Sunday, September 2nd, '18
rights reserved © message by Kris Jackson
observe days, and months, and times, and years" (Galatians 4:10)
In this verse Paul was addressing Jewish
tradition with its harvest moons, Sabbath days, years of jubilee and so forth.
These addendums were to point to grace and not take its place. I intend rather
to westernize the verse. All of us are observers, we "observe days, and
months..." The days pass by. What we expected to take minutes has taken months.
Calendar pages flip twelve times then are discarded. We hit milestones, first
grade, second, third, twenty-one, thirty-five, forty, fifty, sixty-five, etc.
The question is, are we serving or just observing? One helpful verse; David
wrote, "My times are in thy hand" (Psalm 31:15). My times, thy hand, safe
combination. I can't make things happen. Jesus didn't. He said, "My hour
is not yet come" (John 2:4), "the hour is come" (John 17:1). "Is not" and "is",
those are matters that belong to divine timing.
While observing time we observe lots of truths.
Such as, a bumble bee is faster than a John Deere
tractor. Or that it doesn't take a very big person to carry a grudge. When you lie
down with dogs you get fleas. Timing has a lot to do with the outcome of a rain
dance. If you find yourself in a hole, the first thing to do is stop digging. Before
you tear down a fence you ought to see why it was put up to begin with. And
I've observed a few other things that won't fit in a single devotion. I've
observed that God can be counted on. Tribulation works patience and patience
works experience and experience makes not ashamed (Romans 5:3-5). "I have been
young, and now am old; yet have I not seen the righteous forsaken..." (Psalm
37:25) You don't learn the faithfulness of God over a weekend. Give it days,
months, times and years and you will know what I mean.
Jacob lamented, "Few and evil have the days of
the years of my life been" (Genesis 47:9). Job added, "Man that is born of
woman is of few days and full of trouble" (Job 14:1). I don't like the cynical.
Mere observers tend to personalize the losses. We need to praise God instead
for the time we have, the times we've had, the times we hope for. Abraham
hollered across the chasm to the helpless man, "Son, remember that you in your
lifetime received..." (Luke 16:25) Yea, we have received. Let us cherish that and
not turn a frown. Observers observe from an observation tower. Age lifts
one above the tree line. Experience is given to chart a happier future but also
to guide the hikers following our trail. I want to learn from the observatory.

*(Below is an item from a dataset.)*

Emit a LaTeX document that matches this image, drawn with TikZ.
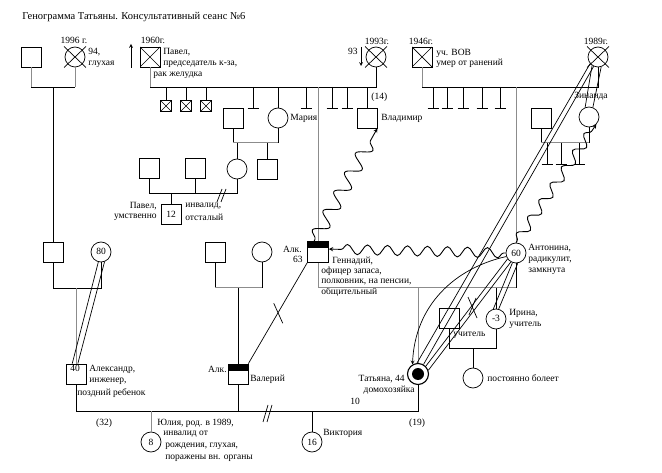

But I don't want to just be an observer. "For me to live", said Paul, "is
Christ" (Philippians 1:21). Life is no spectator sport. It can't be played out
from the grandstands or viewed through the basement window. Otherwise days do
become months then years. I propose a toast, here's to adventure. The Last
Samurai mends his wounds, Braveheart paints his face blue for old Scotland,
Paul sails one last time to win souls in Caesar's household, Jesus rises from
the dust floor of Gethsemane with new resolve for the course. The rodeo clown
takes life by the horns (literally). We weren't created to be observers. The
best way to observe life is to live it. Make that your commitment today.